The band has said Fridmann took some convincing to sign on to the project, but he doesn’t remember it that way: “For me, it was the same process as every band,” says Fridmann. “We had to have a few conversations to make sure that we were all on the same page before committing, but I had known about them for years and was very interested to make a record with them.”
The trio went to Fridmann’s Tarbox Road Studios in Cassadaga, N.Y., to record the album, and they spent several days getting to know one another (“They are vicious Yahtzee players,” says Fridmann) and figuring out plans for the album.
“We talked a lot about what we wanted to do, but a lot of that got thrown out the window once we did the live preproduction,” says Fridmann. “Sitting in a room with them playing the songs really changed how we wanted the final result to be. I had never seen them live and couldn’t hear the power from the demos, but once I did, we had to move in that direction.”
The Woods is certainly Sleater-Kinney’s most powerful record—sonically, at least. Fridmann was able to maintain the sense of three distinct players while also capturing the feelings of risk and frustration by careful use of distortion, of loud-and-louder dynamics, and of improvisatory experimentation.
“My other band Quasi does a lot of improvising,” says Weiss. “So, it was really fun to stretch out with Corin and Carrie as well. When it was good, the S-K jams felt like a freight train. Our momentum could be overwhelming.”
“Fridmann is an incredibly methodical producer, and I feel like we learned a lot from him,” says Tucker. “He spent two or three days with us in pre-production, going through all the songs with us and making some suggestions on how to improve them. But mostly he wanted to bring the best out in our band by making the sounds as fully formed as they could be.

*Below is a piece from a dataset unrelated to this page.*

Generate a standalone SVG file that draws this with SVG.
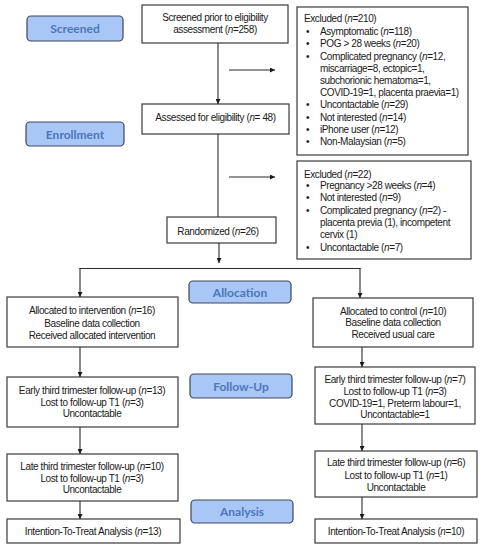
<svg xmlns="http://www.w3.org/2000/svg" width="483" height="550" viewBox="0 0 483 550">
<defs>
<style>
.box{fill:#ffffff;stroke:#3a3a3a;stroke-width:1.2}
.lbl{fill:#a8c6f6;stroke:#3e4757;stroke-width:1.2}
.lt{font-family:Lato,"Open Sans",sans-serif;font-weight:bold;font-size:12px;fill:#4d77b6;text-anchor:middle}
.t{font-family:"Liberation Sans",Arial,sans-serif;font-size:10px;letter-spacing:-0.4px;fill:#1a1a1a}
.c{text-anchor:middle}
.i{font-style:italic}
.ln{fill:none;stroke:#2a2a2a;stroke-width:1.1}
</style>
<marker id="ah" viewBox="0 0 8 8" refX="8" refY="4" markerWidth="5" markerHeight="5" orient="auto" markerUnits="userSpaceOnUse">
<path d="M0,0 L8,4 L0,8 Z" fill="#1a1a1a"/>
</marker>
</defs>
<rect width="483" height="550" fill="#ffffff"/>

<g id="stage-screened"><rect class="lbl" x="27" y="16" width="96" height="25" rx="4"/><text class="lt" x="75" y="32.5">Screened</text></g>
<g id="stage-enrollment"><rect class="lbl" x="26" y="122" width="98" height="24" rx="4"/><text class="lt" x="75" y="138.5">Enrollment</text></g>
<g id="stage-allocation"><rect class="lbl" x="189" y="281" width="102" height="22" rx="4"/><text class="lt" x="240" y="296.5">Allocation</text></g>
<g id="stage-followup"><rect class="lbl" x="190" y="374" width="102" height="24" rx="4"/><text class="lt" x="241" y="390.5">Follow-Up</text></g>
<g id="stage-analysis"><rect class="lbl" x="191" y="500" width="102" height="23" rx="4"/><text class="lt" x="242" y="516">Analysis</text></g>

<g id="screened-box"><rect class="box" x="142" y="5" width="146" height="38"/>
<text class="t c" x="215" y="21">Screened prior to eligibility</text>
<text class="t c" x="215" y="33">assessment (<tspan class="i">n</tspan>=258)</text></g>

<g id="excluded-1"><rect class="box" x="297" y="7" width="171" height="148"/>
<text class="t" x="304" y="22">Excluded (<tspan class="i">n</tspan>=210)</text>
<text class="t" x="306" y="35">•</text><text class="t" x="320" y="35">Asymptomatic (<tspan class="i">n</tspan>=118)</text>
<text class="t" x="306" y="47">•</text><text class="t" x="320" y="47">POG &gt; 28 weeks (<tspan class="i">n</tspan>=20)</text>
<text class="t" x="306" y="60">•</text><text class="t" x="320" y="60">Complicated pregnancy (<tspan class="i">n</tspan>=12,</text>
<text class="t" x="320" y="72">miscarriage=8, ectopic=1,</text>
<text class="t" x="320" y="84">subchorionic hematoma=1,</text>
<text class="t" x="320" y="96">COVID-19=1, placenta praevia=1)</text>
<text class="t" x="306" y="108">•</text><text class="t" x="320" y="108">Uncontactable (<tspan class="i">n</tspan>=29)</text>
<text class="t" x="306" y="121">•</text><text class="t" x="320" y="121">Not interested (<tspan class="i">n</tspan>=14)</text>
<text class="t" x="306" y="133">•</text><text class="t" x="320" y="133">iPhone user (<tspan class="i">n</tspan>=12)</text>
<text class="t" x="306" y="145">•</text><text class="t" x="320" y="145">Non-Malaysian (<tspan class="i">n</tspan>=5)</text></g>

<g id="assessed-box"><rect class="box" x="142" y="104" width="147" height="30"/>
<text class="t c" x="215.5" y="121">Assessed for eligibility (<tspan class="i">n</tspan>= 48)</text></g>

<g id="excluded-2"><rect class="box" x="297" y="161" width="174" height="98"/>
<text class="t" x="304" y="178">Excluded (<tspan class="i">n</tspan>=22)</text>
<text class="t" x="306" y="189">•</text><text class="t" x="320" y="189">Pregnancy &gt;28 weeks (<tspan class="i">n</tspan>=4)</text>
<text class="t" x="306" y="201">•</text><text class="t" x="320" y="201">Not interested (<tspan class="i">n</tspan>=9)</text>
<text class="t" x="306" y="214">•</text><text class="t" x="320" y="214">Complicated pregnancy (<tspan class="i">n</tspan>=2) -</text>
<text class="t" x="320" y="226">placenta previa (1), incompetent</text>
<text class="t" x="320" y="238">cervix (1)</text>
<text class="t" x="306" y="251">•</text><text class="t" x="320" y="251">Uncontactable (<tspan class="i">n</tspan>=7)</text></g>

<g id="randomized-box"><rect class="box" x="167" y="217" width="109" height="26"/>
<text class="t c" x="218" y="235">Randomized (<tspan class="i">n</tspan>=26)</text></g>

<g id="intervention-box"><rect class="box" x="7" y="297" width="171" height="50"/>
<text class="t c" x="92" y="314">Allocated to intervention (<tspan class="i">n</tspan>=16)</text>
<text class="t c" x="92" y="327">Baseline data collection</text>
<text class="t c" x="92" y="339">Received allocated intervention</text></g>

<g id="control-box"><rect class="box" x="313" y="298" width="160" height="49"/>
<text class="t c" x="393" y="315">Allocated to control (<tspan class="i">n</tspan>=10)</text>
<text class="t c" x="393" y="326">Baseline data collection</text>
<text class="t c" x="393" y="338">Received usual care</text></g>

<g id="early-left"><rect class="box" x="7" y="377" width="171" height="50"/>
<text class="t c" x="92" y="394">Early third trimester follow-up (<tspan class="i">n</tspan>=13)</text>
<text class="t c" x="92" y="406">Lost to follow-up T1 (<tspan class="i">n</tspan>=3)</text>
<text class="t c" x="92" y="417">Uncontactable</text></g>

<g id="early-right"><rect class="box" x="315" y="367" width="160" height="57"/>
<text class="t c" x="395" y="383">Early third trimester follow-up (<tspan class="i">n</tspan>=7)</text>
<text class="t c" x="395" y="395">Lost to follow-up T1 (<tspan class="i">n</tspan>=3)</text>
<text class="t c" x="395" y="407">COVID-19=1, Preterm labour=1,</text>
<text class="t c" x="395" y="418">Uncontactable=1</text></g>

<g id="late-left"><rect class="box" x="7" y="454" width="171" height="47"/>
<text class="t c" x="92" y="470">Late third trimester follow-up (<tspan class="i">n</tspan>=10)</text>
<text class="t c" x="92" y="482">Lost to follow-up T1 (<tspan class="i">n</tspan>=3)</text>
<text class="t c" x="92" y="493">Uncontactable</text></g>

<g id="late-right"><rect class="box" x="315" y="451" width="162" height="46"/>
<text class="t c" x="396" y="466">Late third trimester follow-up (<tspan class="i">n</tspan>=6)</text>
<text class="t c" x="396" y="479">Lost to follow-up T1 (<tspan class="i">n</tspan>=1)</text>
<text class="t c" x="396" y="491">Uncontactable</text></g>

<g id="itt-left"><rect class="box" x="7" y="519" width="173" height="24"/>
<text class="t c" x="93" y="535">Intention-To-Treat Analysis (<tspan class="i">n</tspan>=13)</text></g>

<g id="itt-right"><rect class="box" x="315" y="519" width="162" height="24"/>
<text class="t c" x="396" y="535">Intention-To-Treat Analysis (<tspan class="i">n</tspan>=10)</text></g>

<g id="connectors">
<line class="ln" x1="218" y1="43" x2="218" y2="104" marker-end="url(#ah)"/>
<line class="ln" x1="229" y1="70" x2="275" y2="70" marker-end="url(#ah)"/>
<line class="ln" x1="218" y1="134" x2="218" y2="217"/>
<line class="ln" x1="229" y1="177" x2="275" y2="177" marker-end="url(#ah)"/>
<line class="ln" x1="219" y1="243" x2="219" y2="263" marker-end="url(#ah)"/>
<line class="ln" x1="79.5" y1="268.5" x2="360.5" y2="268.5"/>
<line class="ln" x1="80" y1="268" x2="80" y2="297" marker-end="url(#ah)"/>
<line class="ln" x1="360" y1="268" x2="360" y2="298" marker-end="url(#ah)"/>
<line class="ln" x1="80" y1="347" x2="80" y2="377" marker-end="url(#ah)"/>
<line class="ln" x1="80" y1="427" x2="80" y2="454" marker-end="url(#ah)"/>
<line class="ln" x1="80" y1="501" x2="80" y2="519" marker-end="url(#ah)"/>
<line class="ln" x1="362" y1="347" x2="362" y2="367" marker-end="url(#ah)"/>
<line class="ln" x1="362" y1="424" x2="362" y2="451" marker-end="url(#ah)"/>
<line class="ln" x1="362" y1="497" x2="362" y2="519" marker-end="url(#ah)"/>
</g>
</svg>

He is very inventive in the studio and basically breaks all the rules.”
“He is very rebellious in his approach without being self-consciously so,” says Weiss. “He is an innovator. We are lucky to have worked with him during that particular era when our material was more psychedelic. It was a fantastic match for The Woods.”
Fridmann downplays any talk of inventiveness on his part. “That’s very nice of them to say,” he says. “Really, though, the only goal I ever have is to help the band make the best record they can at the time. We all worked very hard to make that happen.”
The process, however, wasn’t easy. “There was a lot of crying in the studio: ‘I can’t do this,’” Brownstein told Vedder in MAGNET, and the band talked of pushing one another and testing their limits during the recording.
“I think I probably had the hardest time in the studio,” says Tucker. “I was away from my son, who was about three at the time, and that stressed me out. Doing the improv jams pulled me way out of my comfort zone. But sometimes that is how you can get to a new place as an artist, jumping out of your skin and what you know you can do easily and trying something very different.”
Tucker also composed some deliberately difficult material. “I also wrote some really challenging vocal lines, right out of my range. ‘Let’s Call It Love’ definitely involved some reaching for me,” she says, and she’s clearly pushing her powerful voice to its limits on “The Fox.”
“Let’s Call It Love”/“Night Light” is the album’s most outrageous and impressive achievement. Fridmann recorded the band playing together live in the studio, with minimal overdubs on the LP, and those two songs were done in a single, 15-minute take. It was a defining moment of the session.
“I think we got ‘Let’s Call It Love’ with the jam into ‘Night Light’ pretty early on and felt like we had set the bar for the album,” says Tucker.
“Not too many groups could have pulled that off,” says Fridmann.
It’s like nothing else in Sleater-Kinney’s catalog, but that’s also true of “The Fox” and “What’s Mine Is Yours” and, ultimately, The Woods as a whole. The sing-songy “Modern Girl,” the anxious “Jumpers,” the jittery “Rollercoaster”—these songs sound like what they are: the products of an expert band pushing itself into uncharted territory and enjoying what it discovers there.
“The Woods is like—I can’t believe that sound,” says Fred Armisen, Brownstein’s current partner in Portlandia and a longtime friend of Sleater-Kinney. “I think some bands try for something this dense and heavy, but this record is somehow chaotic and clear at the same time. I can hear it all. What an album! How did they do it? Whenever I ask Carrie about it, she just kind of shrugs and smiles.”
“I’m stunned,” Vedder said in MAGNET of the album. “If The Woods were a live show, it’d be one of the best shows I’d ever seen. It also sounds like a band’s first record, all this stuff coming out at once. It’s so galvanized and powerful.”
It may sound like a first record, but it was a last one.
“I think it was a new path for us, musically, and maybe one that didn’t last that long, which is OK, too,” says Tucker.
The album met critical acclaim when it came out, although, as the band expected—and in a way hoped—it alienated some longtime S-K fans who wanted more Dig Me Out. The band toured, including another leg opening for Pearl Jam, but then abruptly and unexpectedly announced its hiatus. It hasn’t fully explained the reasons, although Tucker says, “I don’t think people realize how stressful touring can be; it was very stressful for us at the time, so we stopped.”
“My whole life was like a picture of a sunny day,” goes the chorus of “Modern Girl.” It’s a song about disillusionment and emptiness and lack of fulfillment in a consumerist society. That line is subtly layered: A picture of a sunny day is not a real sunny day. What seems a new path could be a road not taken.
But let’s indulge in some wishful thinking. In November 2013, Weiss, Tucker and Brownstein joined Pearl Jam onstage again for “Rockin’ In The Free World.” And when Weiss and Tucker spoke to MAGNET for this piece, they often use the present tense when referring to Sleater-Kinney. Maybe that curtain is still open after all.